Plastic pollution is everywhere
If you look around your office or house, you’ll find plastic items within a matter of seconds. This durable material has become a part and problem of lives across Australia.
Ipswich City in Queensland is the first Australian council to go public on sending recyclable waste to the tip due China's ban on imported recycled waste. South East Queensland based environmental conservation group, Healthy Land and Water, travel across the coast to collect almost 10,000 items a month and are consistently finding plastic bottles. As per estimations, between 4,866 and 14,600 turtles could have been caught in any one of the 9,000 nets found across Northern Australia. This is the harsh reality of Australia's plastic pollution problem.

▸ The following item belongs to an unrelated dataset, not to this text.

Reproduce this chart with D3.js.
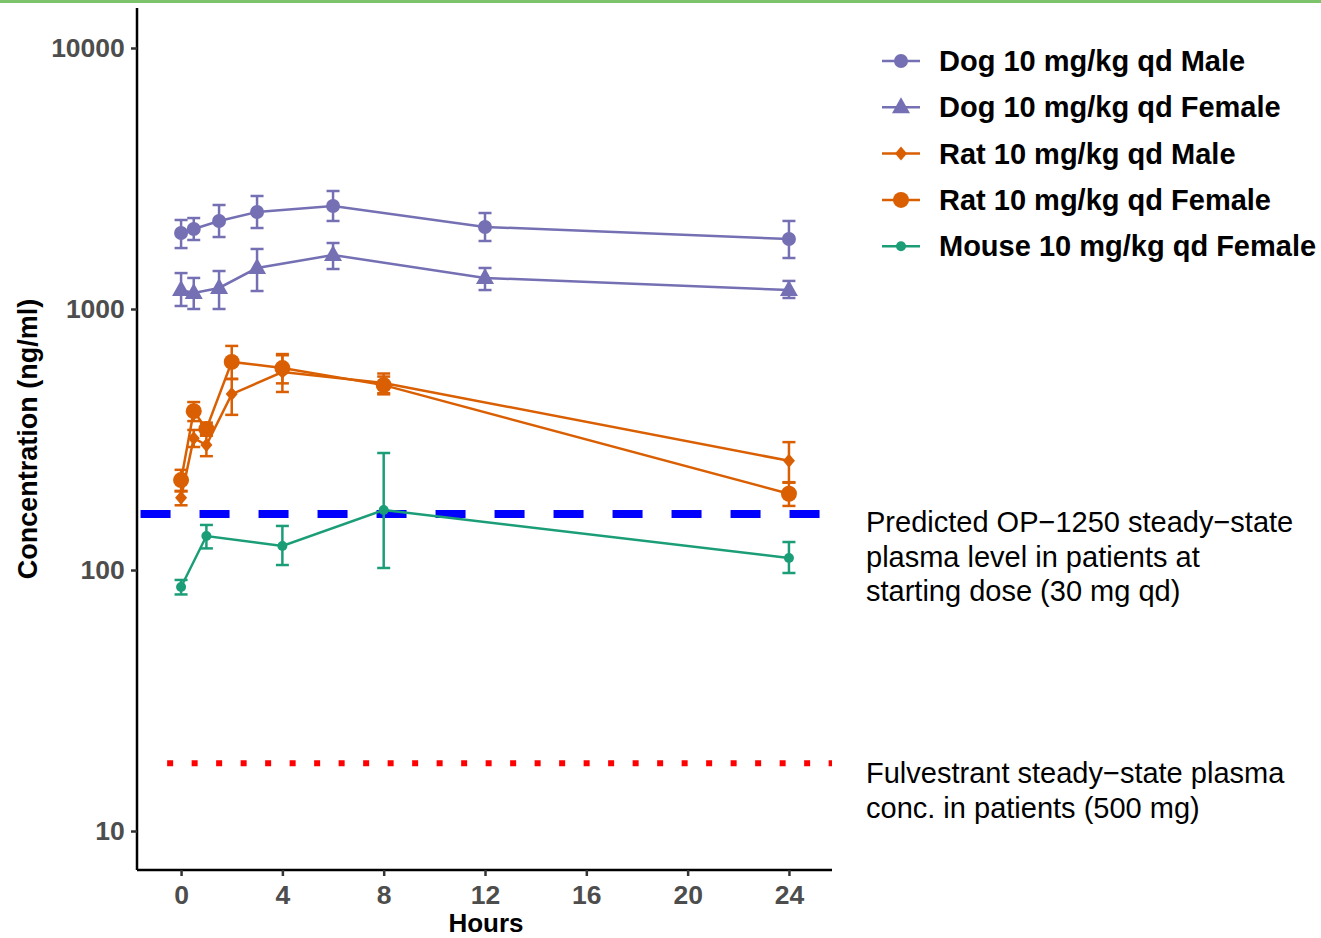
<!DOCTYPE html>
<html>
<head>
<meta charset="utf-8">
<script src="https://cdn.jsdelivr.net/npm/d3@7"></script>
<style>
  body { margin: 0; background: #fff; }
  svg { font-family: "Liberation Sans", Arial, sans-serif; }
</style>
</head>
<body>
<div id="chart"></div>
<script>
// series names and colours
const seriesNames = ["Dog 10 mg/kg qd Male", "Dog 10 mg/kg qd Female", "Rat 10 mg/kg qd Male",
  "Rat 10 mg/kg qd Female", "Mouse 10 mg/kg qd Female"];
const seriesColors = ["#7570B3", "#7570B3", "#D95F02", "#D95F02", "#1B9E77"];
const seriesShapes = ["circle", "triangle", "diamond", "bigcircle", "smallcircle"];

// sampling times (hours)
const dogHours = [0, 0.5, 1.5, 3, 6, 12, 24];
const ratHours = [0, 0.5, 1, 2, 4, 8, 24];
const mouseHours = [0, 1, 4, 8, 24];

// mean concentrations (ng/ml) and error bar limits
const dogMaleMean = [1955, 2025, 2174, 2353, 2481, 2062, 1855];
const dogMaleLo = [1712, 1838, 1887, 2043, 2174, 1822, 1568];
const dogMaleHi = [2193, 2231, 2503, 2710, 2832, 2332, 2174];

const dogFemaleMean = [1182, 1151, 1204, 1436, 1610, 1315, 1182];
const dogFemaleLo = [1027, 1000, 1000, 1172, 1423, 1182, 1102];
const dogFemaleHi = [1373, 1315, 1398, 1698, 1790, 1436, 1281];

const ratMaleMean = [189, 320, 301, 472, 573, 521, 262];
const ratMaleLo = [177, 296, 273, 393, 481, 476, 217];
const ratMaleHi = [201, 344, 329, 539, 665, 566, 309];

const ratFemaleMean = [221, 406, 347, 627, 594, 511, 196];
const ratFemaleLo = [200, 372, 327, 540, 519, 471, 176];
const ratFemaleHi = [242, 440, 367, 722, 672, 551, 216];

const mouseMean = [86.1, 135, 123.6, 169.8, 111.2];
const mouseLo = [80.6, 121, 104.5, 101.8, 97.4];
const mouseHi = [91.6, 148.8, 147.5, 280.7, 128];

// reference levels
const opLevel = 164;
const fulvLevel = 18.2;
const opText = ["Predicted OP\u22121250 steady\u2212state", "plasma level in patients at", "starting dose (30 mg qd)"];
const fulvText = ["Fulvestrant steady\u2212state plasma", "conc. in patients (500 mg)"];

const xTicks = [0, 4, 8, 12, 16, 20, 24];
const yTicks = [10, 100, 1000, 10000];

const allX = [dogHours, dogHours, ratHours, ratHours, mouseHours];
const allMean = [dogMaleMean, dogFemaleMean, ratMaleMean, ratFemaleMean, mouseMean];
const allLo = [dogMaleLo, dogFemaleLo, ratMaleLo, ratFemaleLo, mouseLo];
const allHi = [dogMaleHi, dogFemaleHi, ratMaleHi, ratFemaleHi, mouseHi];

const W = 1321, H = 938;
const plot = {left: 137, right: 832, top: 8, bottom: 870};

const svg = d3.select("#chart").append("svg")
  .attr("width", W).attr("height", H);

svg.append("rect").attr("x", 0).attr("y", 0).attr("width", W).attr("height", 3).attr("fill", "#7DC36B");

const x = d3.scaleLinear().domain([-1.74, 25.7]).range([plot.left, plot.right]);
const y = d3.scaleLog().domain([7.09, 14230]).range([plot.bottom, plot.top]);

// reference lines
svg.append("line")
  .attr("x1", x(-1.6)).attr("x2", x(25.3))
  .attr("y1", y(opLevel)).attr("y2", y(opLevel))
  .attr("stroke", "#0000FF").attr("stroke-width", 8)
  .attr("stroke-dasharray", "30,29");
svg.append("line")
  .attr("x1", x(-0.55)).attr("x2", x(25.7))
  .attr("y1", y(fulvLevel)).attr("y2", y(fulvLevel))
  .attr("stroke", "#FF0000").attr("stroke-width", 6)
  .attr("stroke-dasharray", "6,18.5");

function drawMarker(g, shape, cx, cy, color) {
  if (shape === "circle") g.append("circle").attr("cx", cx).attr("cy", cy).attr("r", 7).attr("fill", color);
  else if (shape === "bigcircle") g.append("circle").attr("cx", cx).attr("cy", cy).attr("r", 8).attr("fill", color);
  else if (shape === "smallcircle") g.append("circle").attr("cx", cx).attr("cy", cy).attr("r", 5).attr("fill", color);
  else if (shape === "triangle") g.append("path").attr("d", `M${cx},${cy - 10}L${cx + 9},${cy + 6}L${cx - 9},${cy + 6}Z`).attr("fill", color);
  else if (shape === "diamond") g.append("path").attr("d", `M${cx},${cy - 7}L${cx + 6},${cy}L${cx},${cy + 7}L${cx - 6},${cy}Z`).attr("fill", color);
}

const line = d3.line().x(d => x(d[0])).y(d => y(d[1]));

seriesNames.forEach((name, i) => {
  const g = svg.append("g");
  const col = seriesColors[i];
  const pts = allX[i].map((h, j) => [h, allMean[i][j], allLo[i][j], allHi[i][j]]);
  // error bars
  pts.forEach(p => {
    const px = x(p[0]);
    g.append("line").attr("x1", px).attr("x2", px).attr("y1", y(p[2])).attr("y2", y(p[3]))
      .attr("stroke", col).attr("stroke-width", 2.5);
    [p[2], p[3]].forEach(v => {
      g.append("line").attr("x1", px - 6.5).attr("x2", px + 6.5).attr("y1", y(v)).attr("y2", y(v))
        .attr("stroke", col).attr("stroke-width", 2.5);
    });
  });
  g.append("path").datum(pts).attr("d", line)
    .attr("fill", "none").attr("stroke", col).attr("stroke-width", 2.5);
  pts.forEach(p => drawMarker(g, seriesShapes[i], x(p[0]), y(p[1]), col));
});

// axes
const xAxis = svg.append("g").attr("transform", `translate(0,${plot.bottom})`)
  .call(d3.axisBottom(x).tickValues(xTicks).tickSize(6).tickSizeOuter(0));
const yAxis = svg.append("g").attr("transform", `translate(${plot.left},0)`)
  .call(d3.axisLeft(y).tickValues(yTicks).tickFormat(d3.format("d")).tickSize(6).tickSizeOuter(0));
[xAxis, yAxis].forEach(a => {
  a.select(".domain").attr("stroke", "#000").attr("stroke-width", 2.5);
  a.selectAll(".tick line").attr("stroke", "#333").attr("stroke-width", 2.5);
  a.selectAll(".tick text").attr("fill", "#4D4D4D").attr("font-size", 26.5).attr("font-weight", "bold")
    .attr("font-family", "Liberation Sans, Arial, sans-serif");
});
xAxis.select(".domain").attr("d", `M${plot.left},0H${plot.right}`);
yAxis.select(".domain").attr("d", `M0,${plot.top}V${plot.bottom}`);
xAxis.selectAll(".tick text").attr("dy", "0.93em");
yAxis.selectAll(".tick text").attr("dx", "-0.12em");

svg.append("text").attr("x", 486).attr("y", 932)
  .attr("text-anchor", "middle").attr("font-size", 26).attr("font-weight", "bold").text("Hours");
svg.append("text").attr("transform", `translate(37,${(plot.top + plot.bottom) / 2})rotate(-90)`)
  .attr("text-anchor", "middle").attr("font-size", 27).attr("font-weight", "bold").text("Concentration (ng/ml)");

// annotations
opText.forEach((t, i) => {
  svg.append("text").attr("x", 866).attr("y", 532 + i * 34.5).attr("font-size", 29).attr("fill", "#000").text(t);
});
fulvText.forEach((t, i) => {
  svg.append("text").attr("x", 866).attr("y", 783 + i * 34.5).attr("font-size", 29).attr("fill", "#000").text(t);
});

// legend
const legend = svg.append("g");
seriesNames.forEach((name, i) => {
  const ly = 61 + i * 46.3;
  legend.append("line").attr("x1", 882).attr("x2", 920).attr("y1", ly).attr("y2", ly)
    .attr("stroke", seriesColors[i]).attr("stroke-width", 2.5);
  drawMarker(legend, seriesShapes[i], 901, ly, seriesColors[i]);
  legend.append("text").attr("x", 939).attr("y", ly + 10).attr("font-size", 29).attr("font-weight", "bold").text(name);
});
</script>
</body>
</html>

The complexity of recycling
An obstacle to recycling lies in a lack of transparency about which plastics are recyclable. Plastics are numbered, helping consumers understand which plastic they are using. However, few of us understand the code. We may not realise a bottle displaying a ‘1’ is recyclable, while a bottle showing a ‘3’ or ‘5’ is probably not. Moreover, PET only suits single-use, as anything more increases the risk of bacterial growth; or hazardous materials leaching into the liquid. This means consumers are actively discouraged from re-using the products.
Earth Day 2018
Earth Day has been at the forefront of environmental activism since 1970; now turning its attention to plastics, with its 22nd April event seeking to galvanize the community to modify behaviors through:
- A grassroots movement for the adoption of a global framework regulating plastic pollution;
- Mobilizing global populations to control and clear plastic pollution;
- Educating individuals around plastic consumption with the aim of encouraging rejection, reuse, and recycling;
- Promoting increased regulation at a local level.

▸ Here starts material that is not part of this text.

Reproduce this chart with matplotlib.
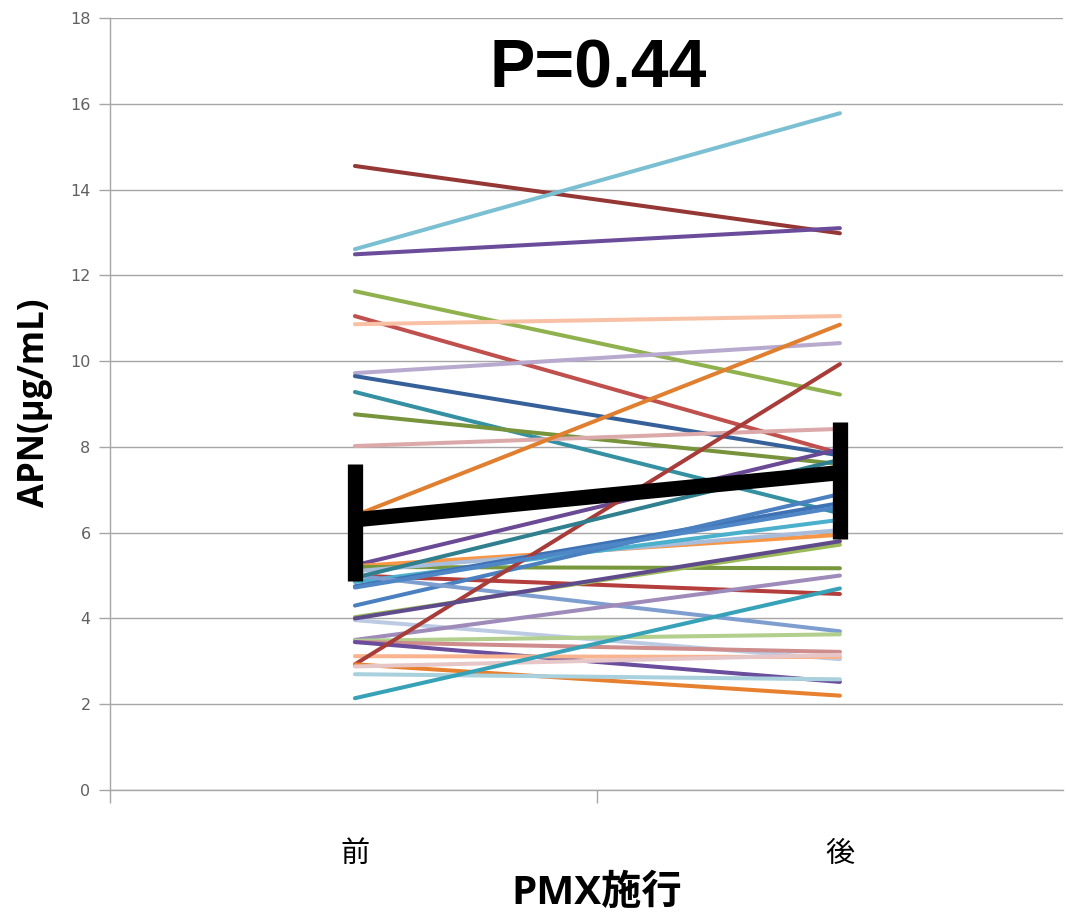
import matplotlib
matplotlib.use('Agg')
import matplotlib.pyplot as plt

plt.rcParams['font.family'] = ['Liberation Sans', 'Noto Sans CJK JP', 'DejaVu Sans']

# category labels
groups = ['前', '後']

# individual patients: value before / after PMX
before = [14.55, 12.61, 12.49, 11.63, 11.05, 10.86, 9.72, 9.65, 9.28, 8.76,
          8.02, 6.40, 5.24, 5.22, 5.20, 5.10, 5.00, 4.85, 4.75, 4.30,
          4.03, 3.96, 5.00, 3.50, 3.48, 3.45, 3.45, 3.12, 2.93, 2.93,
          2.88, 2.70, 2.14, 4.95, 4.00, 4.72]
after = [12.98, 15.78, 13.10, 9.22, 7.85, 11.05, 10.42, 7.80, 6.45, 7.60,
         8.42, 10.85, 7.95, 5.95, 5.17, 6.06, 4.57, 6.30, 6.69, 6.90,
         5.72, 3.05, 3.70, 5.00, 3.63, 3.22, 2.52, 3.10, 9.93, 2.20,
         3.15, 2.58, 4.70, 7.70, 5.80, 6.60]
colors = ['#953735', '#7BBFD3', '#6B4C9A', '#8FB24E', '#C0504D', '#F8C1A6',
          '#B8A9CF', '#35609A', '#3591A2', '#77933C', '#DBA9A9', '#E07F30',
          '#6A4A94', '#F79646', '#77973D', '#A8BCDC', '#B43E3B', '#4BB0CB',
          '#3E72B5', '#4A80C0', '#9BBB59', '#BCCBE3', '#7F9ED0', '#9F8BBA',
          '#B2CF8E', '#CF8C8C', '#6A4D9C', '#F9B38E', '#A73C39', '#E8812F',
          '#E6C6C6', '#A8D0DD', '#37A2B7', '#2F7F8E', '#5F4B8B', '#4F86C6']

# mean and error bar ends
mean = [6.30, 7.40]
err_lo = [4.87, 5.85]
err_hi = [7.60, 8.57]

fig = plt.figure(figsize=(10.68, 9.16), dpi=100)
ax = fig.add_axes([110 / 1068, 126 / 916, 953 / 1068, 772 / 916])

xs = [0, 1]
for b, a, c in zip(before, after, colors):
    ax.plot(xs, [b, a], color=c, lw=2.9, solid_capstyle='round', zorder=3)

ax.plot(xs, mean, color='black', lw=11, solid_capstyle='butt', zorder=5)
ax.vlines(xs, err_lo, err_hi, color='black', lw=11, zorder=5)

ax.set_xlim(-0.505, 1.46)
ax.set_ylim(0, 18)
ax.set_yticks(range(0, 19, 2))
ax.yaxis.grid(True, color='#A6A6A6', lw=1.0)
ax.set_axisbelow(True)

ax.set_xticks([-0.505, 0.5])
ax.set_xticklabels([])
ax.tick_params(axis='x', length=9, width=1.0, color='#A6A6A6', direction='out')
ax.tick_params(axis='y', length=8, width=1.0, color='#A6A6A6', direction='out',
               labelsize=11.5, labelcolor='#606060', pad=6)
for lbl in ax.get_yticklabels():
    lbl.set_family('DejaVu Sans')

for s in ['top', 'right']:
    ax.spines[s].set_visible(False)
for s in ['left', 'bottom']:
    ax.spines[s].set_color('#A6A6A6')
    ax.spines[s].set_linewidth(1.0)

for x, g in zip(xs, groups):
    ax.text(x, -1.5, g, ha='center', va='center', fontsize=21,
            family=['Noto Sans CJK JP'], transform=ax.transData)

fig.text(597 / 1068, 1 - 893 / 916, 'PMX施行', ha='center', va='center',
         fontsize=29, fontweight='bold', family=['Open Sans', 'Noto Sans CJK JP'])
fig.text(35 / 1068, 1 - 403 / 916, 'APN(μg/mL)', ha='center', va='center',
         rotation=90, fontsize=25, fontweight='bold', family=['Open Sans', 'DejaVu Sans'])
fig.text(598 / 1068, 1 - 70 / 916, 'P=0.44', ha='center', va='center',
         fontsize=49, fontweight='bold', family=['Liberation Sans'])

fig.savefig('out.png', dpi=100)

As evidence mounts of the impact of ocean-borne plastic, Earth Day hopes to motivate individuals, organizations, and educators alike to take collective action to reverse the impending threat. With concerns the ocean will contain more plastic than fish by 2050, it is critical to pursue change at every level. The growing seas of plastic have prompted movements on a global scale. The United Nations Environment Program is pioneering a project to promote global awareness of the risks of marine plastic pollution, while also leading a #CleanSeas campaign to ‘turn the tide on plastic disposal’.

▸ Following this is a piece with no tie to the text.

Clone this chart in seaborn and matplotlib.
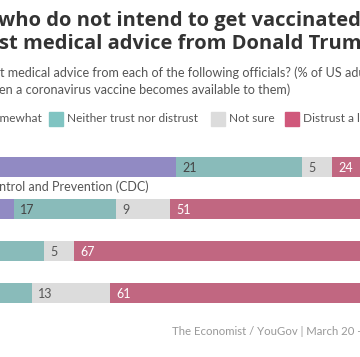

Five steps towards plastic free living
Do you think it's possible to live life without plastic? There are effective ways to limit your exposure and you can implement these practices to start your journey towards plastic-free living.
Say no to straws
Only buy the clothes you need
Polyester now dominates the fashion industry, with usage easily outstripping both cotton and wool. Polyester is a polymer, most commonly referred to as a PET – or plastic 1. Overproduction and overconsumption of clothing have led to high volumes of clothing disposal, resulting in pollution. Consumers must be mindful of what is in their wardrobe, making the most of their selection and donating to a local charity or consignment store.
Try cooking at home
Reduce reliance on takeaways, unnecessary packaging, disposable cutlery and containers. Single-use items are a scourge of the ocean. You can save home-cooked leftovers or compost the scraps from the cooking process.
Avoid single use carrier bags
Keep cloth bags in your car, store them in a visible position in your house and always remember to take them with you when you head out.
Purchase a reusable water bottle
Most plastic bottles are unsuitable for multiple-use: they leach toxic by-products and harbour bacteria. Choose BPA-free bottles or glass jars when hydrating with a plumbed-in water cooler in your home or office.